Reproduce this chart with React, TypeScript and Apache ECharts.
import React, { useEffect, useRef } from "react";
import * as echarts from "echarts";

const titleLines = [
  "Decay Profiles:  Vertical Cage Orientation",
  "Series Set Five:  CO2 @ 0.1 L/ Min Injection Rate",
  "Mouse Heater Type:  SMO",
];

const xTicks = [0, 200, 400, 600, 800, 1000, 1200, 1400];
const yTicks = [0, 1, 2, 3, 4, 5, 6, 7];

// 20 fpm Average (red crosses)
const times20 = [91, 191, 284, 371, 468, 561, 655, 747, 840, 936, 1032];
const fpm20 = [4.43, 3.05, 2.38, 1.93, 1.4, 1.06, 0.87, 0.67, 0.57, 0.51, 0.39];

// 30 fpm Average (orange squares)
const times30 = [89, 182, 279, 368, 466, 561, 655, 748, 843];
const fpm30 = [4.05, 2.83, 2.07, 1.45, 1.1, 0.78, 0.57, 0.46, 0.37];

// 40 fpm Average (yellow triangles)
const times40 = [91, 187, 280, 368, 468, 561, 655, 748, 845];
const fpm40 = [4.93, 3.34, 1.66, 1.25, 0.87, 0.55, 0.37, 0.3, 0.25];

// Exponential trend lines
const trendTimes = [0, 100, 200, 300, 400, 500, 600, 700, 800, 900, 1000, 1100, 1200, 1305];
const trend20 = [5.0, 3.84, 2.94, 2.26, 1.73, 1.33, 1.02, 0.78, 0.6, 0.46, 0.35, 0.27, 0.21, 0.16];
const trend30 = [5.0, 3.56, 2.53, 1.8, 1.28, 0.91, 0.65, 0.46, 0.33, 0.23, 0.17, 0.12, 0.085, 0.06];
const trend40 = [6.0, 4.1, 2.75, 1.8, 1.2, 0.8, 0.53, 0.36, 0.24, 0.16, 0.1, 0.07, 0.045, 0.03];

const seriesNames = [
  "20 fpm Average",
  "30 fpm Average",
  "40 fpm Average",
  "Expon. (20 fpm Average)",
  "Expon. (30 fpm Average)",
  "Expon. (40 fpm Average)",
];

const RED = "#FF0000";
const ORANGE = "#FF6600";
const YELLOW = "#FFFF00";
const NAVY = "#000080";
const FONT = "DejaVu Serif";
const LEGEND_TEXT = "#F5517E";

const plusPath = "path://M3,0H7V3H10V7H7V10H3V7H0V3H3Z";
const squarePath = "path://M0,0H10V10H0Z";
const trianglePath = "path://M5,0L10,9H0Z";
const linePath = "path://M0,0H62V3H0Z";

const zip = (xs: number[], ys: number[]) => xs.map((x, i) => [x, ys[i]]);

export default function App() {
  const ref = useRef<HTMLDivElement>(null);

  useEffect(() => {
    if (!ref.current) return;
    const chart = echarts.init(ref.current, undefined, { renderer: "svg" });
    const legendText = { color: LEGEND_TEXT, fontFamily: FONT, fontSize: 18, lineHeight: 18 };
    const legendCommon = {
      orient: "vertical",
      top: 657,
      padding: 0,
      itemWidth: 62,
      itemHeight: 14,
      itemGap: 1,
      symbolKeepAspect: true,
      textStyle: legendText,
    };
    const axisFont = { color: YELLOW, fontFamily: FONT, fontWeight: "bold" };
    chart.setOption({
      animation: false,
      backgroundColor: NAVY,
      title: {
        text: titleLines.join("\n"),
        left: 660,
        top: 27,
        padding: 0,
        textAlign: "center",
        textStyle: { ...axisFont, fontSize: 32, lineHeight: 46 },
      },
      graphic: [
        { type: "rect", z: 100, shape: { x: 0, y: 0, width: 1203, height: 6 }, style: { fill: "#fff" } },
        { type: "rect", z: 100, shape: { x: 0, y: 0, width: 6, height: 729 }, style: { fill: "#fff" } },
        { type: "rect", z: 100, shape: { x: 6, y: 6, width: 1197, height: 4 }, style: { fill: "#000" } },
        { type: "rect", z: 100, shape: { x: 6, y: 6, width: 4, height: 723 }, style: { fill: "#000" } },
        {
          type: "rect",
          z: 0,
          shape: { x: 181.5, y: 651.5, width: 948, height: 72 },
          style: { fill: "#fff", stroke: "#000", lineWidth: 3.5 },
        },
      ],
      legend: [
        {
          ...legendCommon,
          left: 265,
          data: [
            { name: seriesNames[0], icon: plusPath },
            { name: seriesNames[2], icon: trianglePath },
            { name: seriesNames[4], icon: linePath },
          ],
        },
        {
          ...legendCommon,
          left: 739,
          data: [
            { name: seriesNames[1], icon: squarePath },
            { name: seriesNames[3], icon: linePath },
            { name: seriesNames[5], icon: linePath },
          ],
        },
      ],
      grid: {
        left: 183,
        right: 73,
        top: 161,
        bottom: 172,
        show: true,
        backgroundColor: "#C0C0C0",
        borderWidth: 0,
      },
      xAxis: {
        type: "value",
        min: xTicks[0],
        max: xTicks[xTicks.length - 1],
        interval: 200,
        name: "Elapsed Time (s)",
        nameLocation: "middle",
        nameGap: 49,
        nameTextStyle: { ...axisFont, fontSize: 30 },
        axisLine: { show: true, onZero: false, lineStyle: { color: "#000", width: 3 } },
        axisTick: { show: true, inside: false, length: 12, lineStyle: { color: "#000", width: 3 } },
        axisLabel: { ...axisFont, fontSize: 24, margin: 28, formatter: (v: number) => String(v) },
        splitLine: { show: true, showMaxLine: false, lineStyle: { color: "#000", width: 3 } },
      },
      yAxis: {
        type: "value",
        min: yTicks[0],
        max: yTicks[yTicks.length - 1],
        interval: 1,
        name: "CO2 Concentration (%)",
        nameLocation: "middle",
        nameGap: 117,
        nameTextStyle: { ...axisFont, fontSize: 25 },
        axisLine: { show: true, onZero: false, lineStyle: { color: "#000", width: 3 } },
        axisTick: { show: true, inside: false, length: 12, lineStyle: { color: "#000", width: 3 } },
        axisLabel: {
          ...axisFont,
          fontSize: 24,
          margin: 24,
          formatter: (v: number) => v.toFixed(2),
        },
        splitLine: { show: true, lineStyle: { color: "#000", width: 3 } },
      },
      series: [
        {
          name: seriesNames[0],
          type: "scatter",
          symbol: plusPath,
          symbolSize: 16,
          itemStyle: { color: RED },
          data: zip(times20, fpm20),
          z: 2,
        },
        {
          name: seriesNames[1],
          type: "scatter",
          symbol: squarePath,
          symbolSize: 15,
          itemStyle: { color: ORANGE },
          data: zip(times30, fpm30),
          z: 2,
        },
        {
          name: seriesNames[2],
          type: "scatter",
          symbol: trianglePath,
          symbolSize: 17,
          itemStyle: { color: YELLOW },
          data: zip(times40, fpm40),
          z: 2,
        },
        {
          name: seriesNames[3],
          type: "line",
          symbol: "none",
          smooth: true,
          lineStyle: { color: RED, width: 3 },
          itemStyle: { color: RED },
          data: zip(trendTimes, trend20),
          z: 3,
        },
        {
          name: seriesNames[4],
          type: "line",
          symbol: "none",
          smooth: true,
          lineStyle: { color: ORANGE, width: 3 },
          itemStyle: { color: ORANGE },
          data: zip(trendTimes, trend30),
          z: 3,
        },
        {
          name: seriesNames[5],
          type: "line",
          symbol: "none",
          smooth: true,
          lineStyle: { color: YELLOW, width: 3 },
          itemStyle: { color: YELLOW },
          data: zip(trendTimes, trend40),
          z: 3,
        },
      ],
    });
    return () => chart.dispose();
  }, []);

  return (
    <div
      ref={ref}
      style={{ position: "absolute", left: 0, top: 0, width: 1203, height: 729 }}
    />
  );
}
········
* **Given request**
Show the lines of the data that hold the word "React".

* **Finished answer**
Reproduce this chart with React, TypeScript and Apache ECharts.
import React, { useEffect, useRef } from "react";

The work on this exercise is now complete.